20/2/11 – What Happens At Mass, Part III

During the course of this year, we will gradually begin to use the texts of the revised translation of the Roman Missal.  This is not just a time when we need to learn new words, but will hopefully be an opportunity to come to a deeper understanding of the Mass.  Here we will take a closer look at what happens at Mass.

Once the Entrance Procession and Hymn are finished, the priest leads the people in making the sign of the cross and greets them.  As we begin to use the new translation of the missal later this year, this greeting will include a simple yet noticeable change.  In response to the priest’s greeting, “The Lord be with you” or the like, we will respond, “And with your spirit.”

We have already looked at how the new translation of the missal will be a closer match to the Latin text.  This is evident in our response here, which is translated from the Latin phrase, “et cum spiritu tuo.” You can see how the English word “spirit” finds its origin in “spiritu”.

Yet the Latin phrase has a deeper, biblical origin.  St Paul in his letters greets his audience with “be with your spirit” on several occasions.  He also write in chapter 5 of his letter to the Galatians about the fruits of the spirit.  These fruits are identified by St Paul as the very characteristics of a person that most reflect God’s goodness and make us most open to the work of the Holy Spirit in our lives.

When we greet the priest with the phrase “And with your spirit”, we also recognise (as explained by St John Chrysostom) the gift of the Spirit in the person of the priest.  This gift, given to the priest at ordination, allows him to preside at the Eucharistic celebration.  It is also a recognition of the presence of the Spirit amongst each of us, for it is only when the Holy Spirit is present within us that we can recongise its presence and work within others.

I must acknowledge that, in learning more about the meaning of “And with your Spirit”, I myself had to do my own research.  Much of what I have said comes from the very helpful explanation given by Monsignor Bruce Harbert on the DVD resource, Become One Body, One Spirit in Christ.
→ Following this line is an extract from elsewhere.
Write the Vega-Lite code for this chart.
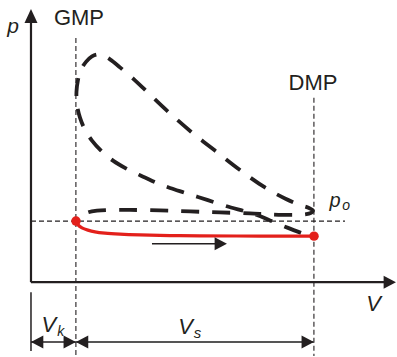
{
  "$schema": "https://vega.github.io/schema/vega-lite/v6.json",
  "width": 397,
  "height": 357,
  "autosize": {"type": "fit", "contains": "padding"},
  "padding": 0,
  "background": "white",
  "config": {"view": {"stroke": null}},
  "encoding": {
    "x": {"field": "V", "type": "quantitative", "scale": {"domain": [-6.9, 81.5], "nice": false, "zero": false}, "axis": null},
    "y": {"field": "p", "type": "quantitative", "scale": {"domain": [-12.07, 46.17], "nice": false, "zero": false}, "axis": null}
  },
  "layer": [
    {
      "description": "thin dashed guides: GMP, DMP and ambient pressure p_o",
      "data": {"values": [
        {"V": 10, "p": 39.97, "V2": 10, "p2": -12.07},
        {"V": 63, "p": 30.18, "V2": 63, "p2": -12.07},
        {"V": 0, "p": 10, "V2": 69.92, "p2": 10}
      ]},
      "mark": {"type": "rule", "color": "#231f20", "strokeWidth": 1.1, "strokeDash": [5, 3]},
      "encoding": {"x2": {"field": "V2"}, "y2": {"field": "p2"}}
    },
    {
      "description": "p and V axes",
      "data": {"values": [
        {"V": 0, "p": 0, "V2": 0, "p2": 42.6},
        {"V": 0, "p": 0, "V2": 78.9, "p2": 0}
      ]},
      "mark": {"type": "rule", "color": "#231f20", "strokeWidth": 2.2},
      "encoding": {"x2": {"field": "V2"}, "y2": {"field": "p2"}}
    },
    {
      "description": "dimension tick, V_k span and flow direction arrow",
      "data": {"values": [
        {"V": 0, "p": -1.63, "V2": 0, "p2": -11.26},
        {"V": 0, "p": -9.79, "V2": 10, "p2": -9.79},
        {"V": 26.94, "p": 6.31, "V2": 41.4, "p2": 6.31}
      ]},
      "mark": {"type": "rule", "color": "#231f20", "strokeWidth": 1.5},
      "encoding": {"x2": {"field": "V2"}, "y2": {"field": "p2"}}
    },
    {
      "description": "V_s span",
      "data": {"values": [
        {"V": 10, "p": -9.79, "V2": 63, "p2": -9.79}
      ]},
      "mark": {"type": "rule", "color": "#555555", "strokeWidth": 2},
      "encoding": {"x2": {"field": "V2"}, "y2": {"field": "p2"}}
    },
    {
      "description": "compression, combustion, expansion and exhaust",
      "data": {"values": [
        {"i": 0, "V": 60.12, "p": 8.07},
        {"i": 1, "V": 57.23, "p": 8.89},
        {"i": 2, "V": 53.22, "p": 10.11},
        {"i": 3, "V": 50.32, "p": 11.01},
        {"i": 4, "V": 47.43, "p": 11.66},
        {"i": 5, "V": 44.53, "p": 12.23},
        {"i": 6, "V": 40.97, "p": 13.05},
        {"i": 7, "V": 37.19, "p": 13.95},
        {"i": 8, "V": 34.07, "p": 14.68},
        {"i": 9, "V": 30.95, "p": 15.42},
        {"i": 10, "V": 28.06, "p": 16.23},
        {"i": 11, "V": 25.38, "p": 17.13},
        {"i": 12, "V": 22.04, "p": 18.27},
        {"i": 13, "V": 18.26, "p": 19.9},
        {"i": 14, "V": 15.59, "p": 21.53},
        {"i": 15, "V": 13.58, "p": 23.16},
        {"i": 16, "V": 12.02, "p": 24.96},
        {"i": 17, "V": 10.91, "p": 26.92},
        {"i": 18, "V": 10.24, "p": 29.04},
        {"i": 19, "V": 10.13, "p": 31.16},
        {"i": 20, "V": 10.47, "p": 33.12},
        {"i": 21, "V": 11.13, "p": 34.75},
        {"i": 22, "V": 12.25, "p": 36.05},
        {"i": 23, "V": 13.58, "p": 36.95},
        {"i": 24, "V": 14.92, "p": 37.28},
        {"i": 25, "V": 16.25, "p": 37.03},
        {"i": 26, "V": 17.59, "p": 36.46},
        {"i": 27, "V": 19.82, "p": 35.15},
        {"i": 28, "V": 23.16, "p": 33.03},
        {"i": 29, "V": 25.83, "p": 31.16},
        {"i": 30, "V": 30.28, "p": 28.06},
        {"i": 31, "V": 35.63, "p": 24.63},
        {"i": 32, "V": 40.97, "p": 21.53},
        {"i": 33, "V": 46.54, "p": 18.35},
        {"i": 34, "V": 52.1, "p": 15.5},
        {"i": 35, "V": 56.56, "p": 13.7},
        {"i": 36, "V": 59.9, "p": 12.64},
        {"i": 37, "V": 61.9, "p": 12.15},
        {"i": 38, "V": 62.79, "p": 11.75},
        {"i": 39, "V": 62.35, "p": 11.34},
        {"i": 40, "V": 60.79, "p": 11.09},
        {"i": 41, "V": 57.67, "p": 11.01},
        {"i": 42, "V": 53.22, "p": 11.09},
        {"i": 43, "V": 48.76, "p": 11.26},
        {"i": 44, "V": 42.08, "p": 11.42},
        {"i": 45, "V": 35.4, "p": 11.58},
        {"i": 46, "V": 28.72, "p": 11.75},
        {"i": 47, "V": 22.04, "p": 11.83},
        {"i": 48, "V": 17.59, "p": 11.83},
        {"i": 49, "V": 14.7, "p": 11.7},
        {"i": 50, "V": 12.69, "p": 11.42},
        {"i": 51, "V": 11.36, "p": 10.93},
        {"i": 52, "V": 10.58, "p": 10.44},
        {"i": 53, "V": 10.02, "p": 10.0}
      ]},
      "mark": {"type": "line", "color": "#231f20", "strokeWidth": 3.8, "strokeDash": [18, 13], "interpolate": "catmull-rom"},
      "encoding": {"order": {"field": "i", "type": "quantitative"}}
    },
    {
      "description": "intake stroke",
      "data": {"values": [
        {"i": 0, "V": 10.02, "p": 10.0},
        {"i": 1, "V": 10.47, "p": 9.38},
        {"i": 2, "V": 11.36, "p": 8.89},
        {"i": 3, "V": 12.69, "p": 8.52},
        {"i": 4, "V": 14.25, "p": 8.24},
        {"i": 5, "V": 16.48, "p": 8.03},
        {"i": 6, "V": 19.82, "p": 7.86},
        {"i": 7, "V": 24.27, "p": 7.73},
        {"i": 8, "V": 30.95, "p": 7.63},
        {"i": 9, "V": 37.63, "p": 7.59},
        {"i": 10, "V": 50.99, "p": 7.55},
        {"i": 11, "V": 63.02, "p": 7.54}
      ]},
      "mark": {"type": "line", "color": "#e3201b", "strokeWidth": 3.2, "interpolate": "catmull-rom"},
      "encoding": {"order": {"field": "i", "type": "quantitative"}}
    },
    {
      "description": "intake start and end points",
      "data": {"values": [
        {"V": 10.02, "p": 10.0},
        {"V": 63.02, "p": 7.54}
      ]},
      "mark": {"type": "point", "shape": "circle", "filled": true, "opacity": 1, "color": "#e3201b", "size": 90}
    },
    {
      "description": "arrowheads pointing right (tip at the data point)",
      "data": {"values": [
        {"V": 81.27, "p": 0},
        {"V": 10, "p": -9.79},
        {"V": 63, "p": -9.79},
        {"V": 43.64, "p": 6.31}
      ]},
      "mark": {"type": "point", "shape": "M0,0L-1.9,-1L-1.9,1Z", "filled": true, "opacity": 1, "color": "#231f20", "size": 169, "strokeWidth": 0}
    },
    {
      "description": "arrowheads pointing left",
      "data": {"values": [
        {"V": 0, "p": -9.79},
        {"V": 10, "p": -9.79}
      ]},
      "mark": {"type": "point", "shape": "M0,0L1.9,-1L1.9,1Z", "filled": true, "opacity": 1, "color": "#231f20", "size": 169, "strokeWidth": 0}
    },
    {
      "description": "arrowhead of the p axis",
      "data": {"values": [
        {"V": 0, "p": 44.7}
      ]},
      "mark": {"type": "point", "shape": "M0,0L-1,2.15L1,2.15Z", "filled": true, "opacity": 1, "color": "#231f20", "size": 169, "strokeWidth": 0}
    },
    {
      "description": "dead centre labels",
      "data": {"values": [
        {"t": "GMP", "V": 10.69, "p": 42.09, "fs": 22},
        {"t": "DMP", "V": 62.79, "p": 31.48, "fs": 22}
      ]},
      "mark": {"type": "text", "font": "Liberation Sans", "align": "center", "baseline": "alphabetic", "color": "#231f20"},
      "encoding": {"text": {"field": "t", "type": "nominal"}, "size": {"field": "fs", "type": "quantitative", "scale": null}}
    },
    {
      "description": "symbols in italics",
      "data": {"values": [
        {"t": "p", "V": -4.01, "p": 40.78, "fs": 21},
        {"t": "p", "V": 67.69, "p": 12.32, "fs": 20},
        {"t": "o", "V": 70.2, "p": 11.75, "fs": 14},
        {"t": "V", "V": 76.27, "p": -4.73, "fs": 22},
        {"t": "V", "V": 4.0, "p": -8.16, "fs": 22},
        {"t": "k", "V": 6.6, "p": -8.81, "fs": 14},
        {"t": "V", "V": 34.4, "p": -8.48, "fs": 22},
        {"t": "s", "V": 37.1, "p": -9.14, "fs": 15}
      ]},
      "mark": {"type": "text", "font": "Liberation Sans", "fontStyle": "italic", "align": "center", "baseline": "alphabetic", "color": "#231f20"},
      "encoding": {"text": {"field": "t", "type": "nominal"}, "size": {"field": "fs", "type": "quantitative", "scale": null}}
    }
  ]
}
Hopefully we will have opportunities to use it during this year to learn more about the Eucharistic celebration.

12/9/10 – Is What We Say at Mass Going to Change?

As we mentioned before, a new English translation of the Roman Missal is being prepared.  This will be used in English speaking countries throughout the Catholic Church.  To help us learn more about this new translation, we’re trying to answer some of the key questions here.

Is what we say at Mass going to change?

Altar Missal which belonged to Cardinal NewmanYes.  A key characteristic of this new translation is an attempt to make the English version match the original Latin text more closely.  As such, we will see changes to prayers such as the Gloria, the Creed, and the Sanctus (Holy, Holy).

Some of the revisions are minor, while others are more extensive.  The Gloria, for example, is quite noticeably different, while only the first line of the Sanctus changes to “Holy, holy, Holy Lord God of hosts.”  Other prayers, such as the “Our Father” and the “Lamb of God” will not change.

There are other words which we say which will change.  These can be found within the responses in which we engage during Mass.  One of the most obvious, and most commonly used will be the phrase “And also with you.”  In the revised translation of the missal, this phrase will be “And with your spirit”, which is closer to the original Latin text of et cum spiritu tuo (you can see “spiritu” there which translates to “spirit).  This phrase has a direct connection with the greetings made by St Paul in his letters to the early Christian communities.  Some of you may also remember that when Mass was first celebrated in English in the late 1960’s, the response was “And with your spirit.”  So in some ways, this is a return to the first English texts we used.  There are other responses which will also change in an effort to bring them into closer harmony with the Latin.